### Written problem
Leave out the pictures, and retype only the lines from the beginning of the material through the line that contains "const yTicks = [70, 75, 80, 85];", including both.

※

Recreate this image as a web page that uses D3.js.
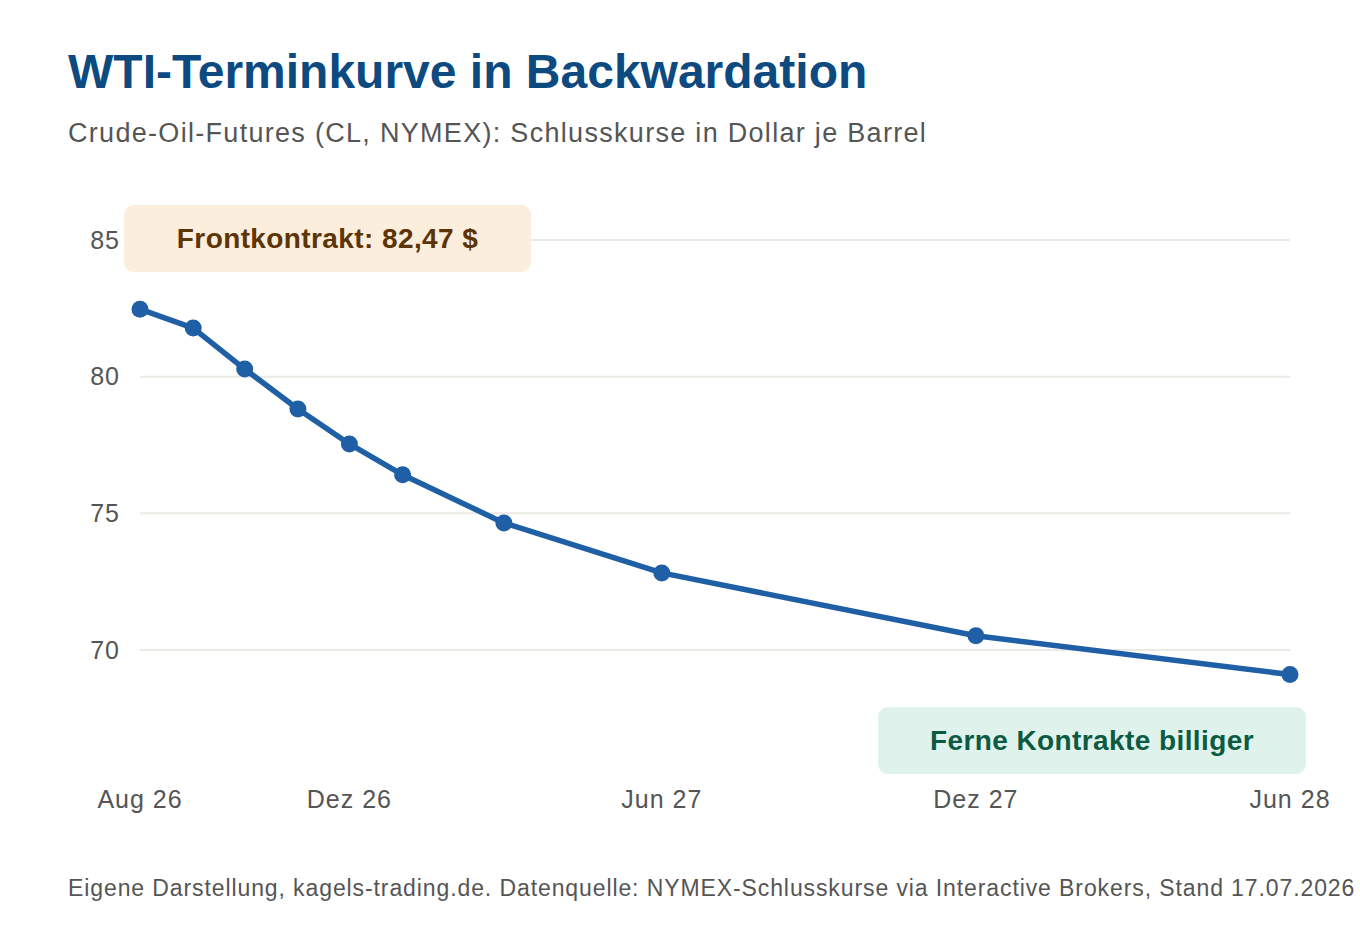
<!DOCTYPE html>
<html>
<head>
  <meta charset="utf-8">
  <script src="https://cdn.jsdelivr.net/npm/d3@7"></script>
  <style>
body { margin: 0; background: #fff; }
svg { font-family: "Liberation Sans", Arial, sans-serif; }
.grid line { stroke: #eceae5; stroke-width: 2; }
.tick-label { fill: #555; font-size: 25px; letter-spacing: 1px; }
  </style>
</head>
<body>
  <svg width="1360" height="940"></svg>
  <script>

// contract months and settlement prices
const months = ["2026-08", "2026-09", "2026-10", "2026-11", "2026-12", "2027-01",
                "2027-03", "2027-06", "2027-12", "2028-06"];
const prices = [82.47, 81.78, 80.28, 78.82, 77.54, 76.41, 74.65, 72.82, 70.52, 69.10];

const xTicks = ["2026-08", "2026-12", "2027-06", "2027-12", "2028-06"];
const xTickLabels = ["Aug 26", "Dez 26", "Jun 27", "Dez 27", "Jun 28"];
const yTicks = [70, 75, 80, 85];

const parse = d3.timeParse("%Y-%m");
const data = months.map((m, i) => ({date: parse(m), value: prices[i]}));

var svg = d3.select("svg");

var x = d3.scaleTime()
          .domain([parse("2026-08"), parse("2028-06")])
          .range([140, 1290]);

var y = d3.scaleLinear()
          .domain([66, 86])
          .range([759.3, 212.7]);

// title block
svg.append("text")
   .attr("x", 68).attr("y", 88)
   .attr("fill", "#0d4a80")
   .attr("font-size", 48).attr("font-weight", "bold")
   .text("WTI-Terminkurve in Backwardation");

svg.append("text")
   .attr("x", 68).attr("y", 142)
   .attr("fill", "#555")
   .attr("font-size", 27)
   .attr("letter-spacing", 1.3)
   .text("Crude-Oil-Futures (CL, NYMEX): Schlusskurse in Dollar je Barrel");

// gridlines
svg.append("g")
   .attr("class", "grid")
   .selectAll("line")
   .data(yTicks)
   .enter().append("line")
   .attr("x1", x.range()[0]).attr("x2", x.range()[1])
   .attr("y1", d => y(d)).attr("y2", d => y(d));

svg.append("g")
   .selectAll("text")
   .data(yTicks)
   .enter().append("text")
   .attr("class", "tick-label")
   .attr("x", 120)
   .attr("y", d => y(d))
   .attr("dy", "0.35em")
   .attr("text-anchor", "end")
   .text(d => d);

svg.append("g")
   .selectAll("text")
   .data(xTicks)
   .enter().append("text")
   .attr("class", "tick-label")
   .attr("x", d => x(parse(d)))
   .attr("y", 808)
   .attr("text-anchor", "middle")
   .text((d, i) => xTickLabels[i]);

// annotations
function note(cx, cy, w, h, fill, color, label) {
  var g = svg.append("g");
  g.append("rect")
   .attr("x", cx - w / 2).attr("y", cy - h / 2)
   .attr("width", w).attr("height", h)
   .attr("rx", 10)
   .attr("fill", fill);
  g.append("text")
   .attr("x", cx).attr("y", cy)
   .attr("dy", "0.35em")
   .attr("text-anchor", "middle")
   .attr("font-size", 28).attr("font-weight", "bold")
   .attr("letter-spacing", 0.4)
   .attr("fill", color)
   .text(label);
}

note(327.5, 238.5, 407, 67, "#fbeedc", "#5c3406", "Frontkontrakt: 82,47 $");
note(1092, 740.5, 428, 67, "#dff3ec", "#0d5a42", "Ferne Kontrakte billiger");

// curve
var line = d3.line()
             .x(d => x(d.date))
             .y(d => y(d.value));

svg.append("path")
   .datum(data)
   .attr("fill", "none")
   .attr("stroke", "#1f5fa6")
   .attr("stroke-width", 5.5)
   .attr("stroke-linejoin", "round")
   .attr("d", line);

svg.append("g")
   .selectAll("circle")
   .data(data)
   .enter().append("circle")
   .attr("cx", d => x(d.date))
   .attr("cy", d => y(d.value))
   .attr("r", 8.5)
   .attr("fill", "#1f5fa6");

// source
svg.append("text")
   .attr("x", 68).attr("y", 896)
   .attr("fill", "#555")
   .attr("font-size", 23)
   .attr("letter-spacing", 0.9)
   .text("Eigene Darstellung, kagels-trading.de. Datenquelle: NYMEX-Schlusskurse via Interactive Brokers, Stand 17.07.2026");

</script>
</body>
</html>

※

### Output for this task
Recreate this image as a web page that uses D3.js.
<!DOCTYPE html>
<html>
<head>
  <meta charset="utf-8">
  <script src="https://cdn.jsdelivr.net/npm/d3@7"></script>
  <style>
body { margin: 0; background: #fff; }
svg { font-family: "Liberation Sans", Arial, sans-serif; }
.grid line { stroke: #eceae5; stroke-width: 2; }
.tick-label { fill: #555; font-size: 25px; letter-spacing: 1px; }
  </style>
</head>
<body>
  <svg width="1360" height="940"></svg>
  <script>

// contract months and settlement prices
const months = ["2026-08", "2026-09", "2026-10", "2026-11", "2026-12", "2027-01",
                "2027-03", "2027-06", "2027-12", "2028-06"];
const prices = [82.47, 81.78, 80.28, 78.82, 77.54, 76.41, 74.65, 72.82, 70.52, 69.10];

const xTicks = ["2026-08", "2026-12", "2027-06", "2027-12", "2028-06"];
const xTickLabels = ["Aug 26", "Dez 26", "Jun 27", "Dez 27", "Jun 28"];
const yTicks = [70, 75, 80, 85];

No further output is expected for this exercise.